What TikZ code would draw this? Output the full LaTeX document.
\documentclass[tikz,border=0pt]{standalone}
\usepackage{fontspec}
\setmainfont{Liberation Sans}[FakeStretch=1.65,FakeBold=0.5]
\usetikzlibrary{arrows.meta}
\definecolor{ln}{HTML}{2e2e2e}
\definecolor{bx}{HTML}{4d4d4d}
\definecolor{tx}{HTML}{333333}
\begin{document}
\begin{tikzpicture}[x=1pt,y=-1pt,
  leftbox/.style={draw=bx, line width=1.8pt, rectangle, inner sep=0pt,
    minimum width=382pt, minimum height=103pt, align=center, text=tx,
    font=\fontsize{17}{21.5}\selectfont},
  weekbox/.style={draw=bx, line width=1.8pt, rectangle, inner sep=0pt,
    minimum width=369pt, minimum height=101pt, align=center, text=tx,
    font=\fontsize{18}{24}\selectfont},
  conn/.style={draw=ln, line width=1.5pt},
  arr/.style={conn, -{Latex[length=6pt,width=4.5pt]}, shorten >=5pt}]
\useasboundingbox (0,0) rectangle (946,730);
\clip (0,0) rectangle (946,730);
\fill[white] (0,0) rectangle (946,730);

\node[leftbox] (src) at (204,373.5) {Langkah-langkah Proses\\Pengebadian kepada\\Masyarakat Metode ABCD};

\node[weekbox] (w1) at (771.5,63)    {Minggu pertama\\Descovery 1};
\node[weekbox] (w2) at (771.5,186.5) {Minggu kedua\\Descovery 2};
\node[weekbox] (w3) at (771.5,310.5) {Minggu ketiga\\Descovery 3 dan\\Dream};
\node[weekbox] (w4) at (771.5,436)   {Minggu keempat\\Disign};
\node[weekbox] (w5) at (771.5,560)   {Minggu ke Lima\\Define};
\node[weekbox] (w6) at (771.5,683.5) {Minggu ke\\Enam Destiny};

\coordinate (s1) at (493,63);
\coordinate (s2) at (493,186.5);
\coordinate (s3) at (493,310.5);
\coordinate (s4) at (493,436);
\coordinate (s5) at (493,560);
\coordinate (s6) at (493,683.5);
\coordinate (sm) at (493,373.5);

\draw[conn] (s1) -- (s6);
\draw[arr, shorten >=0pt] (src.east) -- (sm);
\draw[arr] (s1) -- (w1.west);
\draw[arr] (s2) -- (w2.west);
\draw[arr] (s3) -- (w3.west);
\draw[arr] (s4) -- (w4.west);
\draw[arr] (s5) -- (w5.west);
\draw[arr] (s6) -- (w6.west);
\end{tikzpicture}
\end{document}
※ ※ ※
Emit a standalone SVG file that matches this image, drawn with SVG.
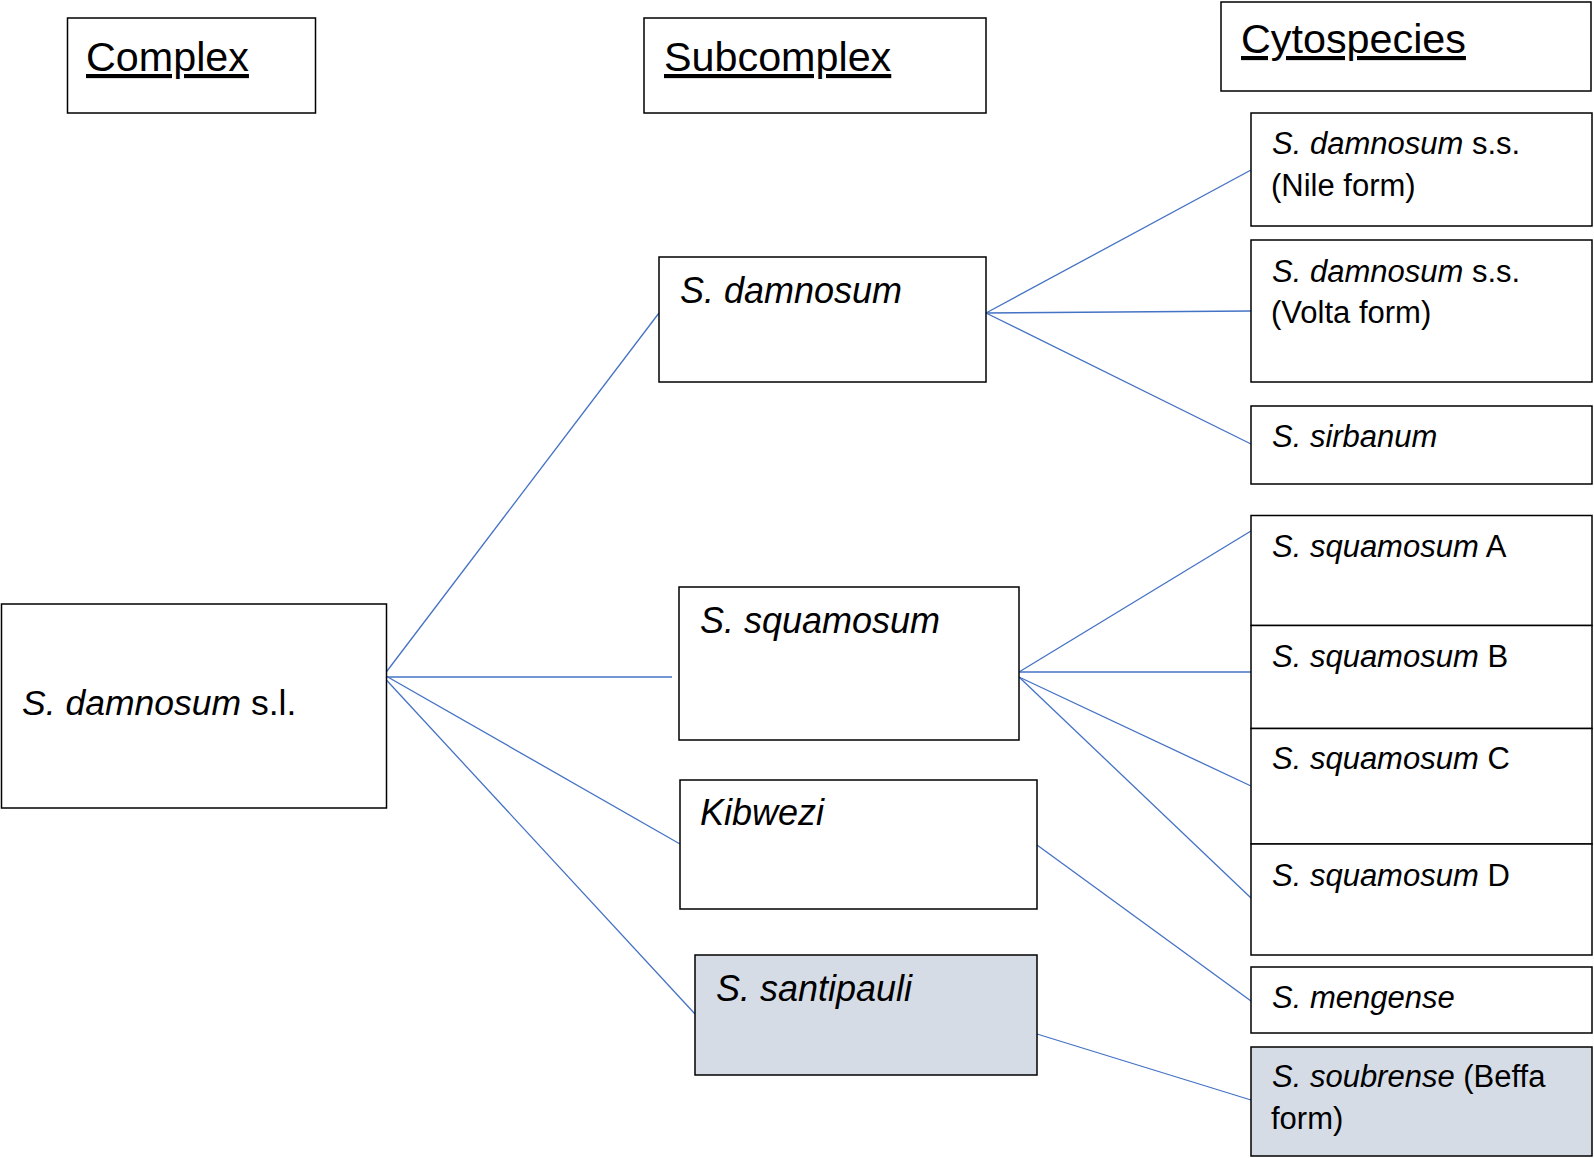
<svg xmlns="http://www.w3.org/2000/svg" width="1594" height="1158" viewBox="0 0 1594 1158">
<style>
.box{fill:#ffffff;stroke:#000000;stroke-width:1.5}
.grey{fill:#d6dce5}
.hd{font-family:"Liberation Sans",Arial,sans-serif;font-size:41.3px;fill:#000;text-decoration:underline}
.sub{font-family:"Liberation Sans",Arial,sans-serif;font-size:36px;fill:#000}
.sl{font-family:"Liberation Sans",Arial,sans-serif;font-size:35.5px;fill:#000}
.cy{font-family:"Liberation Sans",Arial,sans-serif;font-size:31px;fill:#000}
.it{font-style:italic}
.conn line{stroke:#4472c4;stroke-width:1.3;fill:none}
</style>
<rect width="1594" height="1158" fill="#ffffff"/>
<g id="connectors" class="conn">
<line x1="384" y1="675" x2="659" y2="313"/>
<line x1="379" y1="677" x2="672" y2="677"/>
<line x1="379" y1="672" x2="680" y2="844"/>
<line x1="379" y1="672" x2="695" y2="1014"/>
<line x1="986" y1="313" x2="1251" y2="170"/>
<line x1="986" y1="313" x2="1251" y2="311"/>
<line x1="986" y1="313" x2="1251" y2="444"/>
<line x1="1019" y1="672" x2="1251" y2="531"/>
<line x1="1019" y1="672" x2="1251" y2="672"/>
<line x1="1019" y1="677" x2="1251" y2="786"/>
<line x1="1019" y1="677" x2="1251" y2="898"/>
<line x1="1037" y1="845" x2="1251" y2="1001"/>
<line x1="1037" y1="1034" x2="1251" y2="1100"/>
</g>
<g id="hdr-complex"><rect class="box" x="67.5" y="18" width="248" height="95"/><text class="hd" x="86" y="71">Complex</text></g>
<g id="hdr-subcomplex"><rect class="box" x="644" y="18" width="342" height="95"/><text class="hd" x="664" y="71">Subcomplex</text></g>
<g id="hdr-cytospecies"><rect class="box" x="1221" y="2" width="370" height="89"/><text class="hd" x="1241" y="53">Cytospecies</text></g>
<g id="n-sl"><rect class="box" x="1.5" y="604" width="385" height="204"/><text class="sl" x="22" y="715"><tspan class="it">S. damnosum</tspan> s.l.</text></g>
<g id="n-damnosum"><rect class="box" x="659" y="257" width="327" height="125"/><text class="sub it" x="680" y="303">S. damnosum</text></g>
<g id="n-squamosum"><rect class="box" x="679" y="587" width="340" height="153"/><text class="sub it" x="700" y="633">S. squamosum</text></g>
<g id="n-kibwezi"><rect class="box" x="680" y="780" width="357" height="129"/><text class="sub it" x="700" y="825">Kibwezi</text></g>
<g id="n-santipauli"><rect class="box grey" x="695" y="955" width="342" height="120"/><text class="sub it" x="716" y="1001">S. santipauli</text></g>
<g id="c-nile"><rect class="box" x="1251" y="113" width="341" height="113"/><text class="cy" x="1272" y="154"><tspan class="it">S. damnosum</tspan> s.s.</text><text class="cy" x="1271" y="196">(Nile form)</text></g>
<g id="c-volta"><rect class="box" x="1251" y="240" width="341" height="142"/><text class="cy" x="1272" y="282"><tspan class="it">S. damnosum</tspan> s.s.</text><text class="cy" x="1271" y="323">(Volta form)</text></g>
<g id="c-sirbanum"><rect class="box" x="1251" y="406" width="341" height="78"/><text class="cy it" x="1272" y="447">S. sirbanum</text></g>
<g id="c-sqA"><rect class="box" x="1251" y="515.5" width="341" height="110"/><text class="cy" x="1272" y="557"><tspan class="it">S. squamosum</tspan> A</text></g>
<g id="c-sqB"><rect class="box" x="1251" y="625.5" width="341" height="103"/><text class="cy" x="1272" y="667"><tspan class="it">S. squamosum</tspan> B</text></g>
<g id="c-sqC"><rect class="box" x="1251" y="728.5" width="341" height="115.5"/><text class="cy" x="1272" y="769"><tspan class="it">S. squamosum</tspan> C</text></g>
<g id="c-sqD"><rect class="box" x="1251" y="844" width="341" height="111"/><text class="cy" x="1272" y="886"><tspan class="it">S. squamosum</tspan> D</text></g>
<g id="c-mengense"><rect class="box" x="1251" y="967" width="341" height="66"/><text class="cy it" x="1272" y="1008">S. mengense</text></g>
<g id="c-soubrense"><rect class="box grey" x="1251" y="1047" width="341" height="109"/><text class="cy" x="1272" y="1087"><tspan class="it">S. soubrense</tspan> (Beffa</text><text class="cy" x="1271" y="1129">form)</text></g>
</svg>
※ ※ ※
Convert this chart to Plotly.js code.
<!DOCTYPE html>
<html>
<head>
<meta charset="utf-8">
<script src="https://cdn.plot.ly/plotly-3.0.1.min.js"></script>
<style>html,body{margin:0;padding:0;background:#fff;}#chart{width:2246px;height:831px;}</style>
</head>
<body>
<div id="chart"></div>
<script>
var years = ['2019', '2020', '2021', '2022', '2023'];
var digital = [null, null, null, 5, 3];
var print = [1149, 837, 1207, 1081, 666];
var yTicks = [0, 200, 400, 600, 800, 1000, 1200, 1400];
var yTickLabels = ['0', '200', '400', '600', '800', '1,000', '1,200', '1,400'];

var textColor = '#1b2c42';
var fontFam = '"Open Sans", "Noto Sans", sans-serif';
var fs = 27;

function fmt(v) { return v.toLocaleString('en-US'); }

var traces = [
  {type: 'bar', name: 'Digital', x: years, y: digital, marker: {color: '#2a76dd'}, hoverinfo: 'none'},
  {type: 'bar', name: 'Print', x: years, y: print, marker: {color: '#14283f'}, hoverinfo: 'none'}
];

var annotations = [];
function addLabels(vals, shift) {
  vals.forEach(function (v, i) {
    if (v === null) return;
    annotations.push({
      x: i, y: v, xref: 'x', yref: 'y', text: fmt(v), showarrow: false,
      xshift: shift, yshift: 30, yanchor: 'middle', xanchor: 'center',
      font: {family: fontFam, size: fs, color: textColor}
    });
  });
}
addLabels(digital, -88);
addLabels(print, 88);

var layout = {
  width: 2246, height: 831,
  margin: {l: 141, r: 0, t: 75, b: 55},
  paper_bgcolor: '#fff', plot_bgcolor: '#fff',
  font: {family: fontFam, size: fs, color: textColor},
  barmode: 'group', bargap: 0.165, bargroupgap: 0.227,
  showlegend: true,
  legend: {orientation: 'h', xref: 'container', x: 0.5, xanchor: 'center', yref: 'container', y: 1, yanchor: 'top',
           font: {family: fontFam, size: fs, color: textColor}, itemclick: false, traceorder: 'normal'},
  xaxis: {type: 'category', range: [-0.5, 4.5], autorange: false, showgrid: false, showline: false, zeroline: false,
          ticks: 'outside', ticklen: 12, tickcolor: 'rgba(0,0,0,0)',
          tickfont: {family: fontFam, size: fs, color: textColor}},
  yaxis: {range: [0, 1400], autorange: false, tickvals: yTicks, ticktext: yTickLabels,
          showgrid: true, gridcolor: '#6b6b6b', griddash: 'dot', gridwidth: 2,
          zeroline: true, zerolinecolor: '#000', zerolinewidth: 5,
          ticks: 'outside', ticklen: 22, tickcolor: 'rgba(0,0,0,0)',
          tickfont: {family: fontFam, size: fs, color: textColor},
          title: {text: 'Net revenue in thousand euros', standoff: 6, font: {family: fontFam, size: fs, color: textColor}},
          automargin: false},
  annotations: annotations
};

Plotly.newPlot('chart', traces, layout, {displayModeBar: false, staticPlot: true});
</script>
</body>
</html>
※ ※ ※
■ Work to complete: Write out each line exactly as it appears, from the line with "What TikZ code" up to and including the line with "(src) at (204,373.5)".

■ Expected output:
What TikZ code would draw this? Output the full LaTeX document.
\documentclass[tikz,border=0pt]{standalone}
\usepackage{fontspec}
\setmainfont{Liberation Sans}[FakeStretch=1.65,FakeBold=0.5]
\usetikzlibrary{arrows.meta}
\definecolor{ln}{HTML}{2e2e2e}
\definecolor{bx}{HTML}{4d4d4d}
\definecolor{tx}{HTML}{333333}
\begin{document}
\begin{tikzpicture}[x=1pt,y=-1pt,
  leftbox/.style={draw=bx, line width=1.8pt, rectangle, inner sep=0pt,
    minimum width=382pt, minimum height=103pt, align=center, text=tx,
    font=\fontsize{17}{21.5}\selectfont},
  weekbox/.style={draw=bx, line width=1.8pt, rectangle, inner sep=0pt,
    minimum width=369pt, minimum height=101pt, align=center, text=tx,
    font=\fontsize{18}{24}\selectfont},
  conn/.style={draw=ln, line width=1.5pt},
  arr/.style={conn, -{Latex[length=6pt,width=4.5pt]}, shorten >=5pt}]
\useasboundingbox (0,0) rectangle (946,730);
\clip (0,0) rectangle (946,730);
\fill[white] (0,0) rectangle (946,730);

\node[leftbox] (src) at (204,373.5) {Langkah-langkah Proses\\Pengebadian kepada\\Masyarakat Metode ABCD};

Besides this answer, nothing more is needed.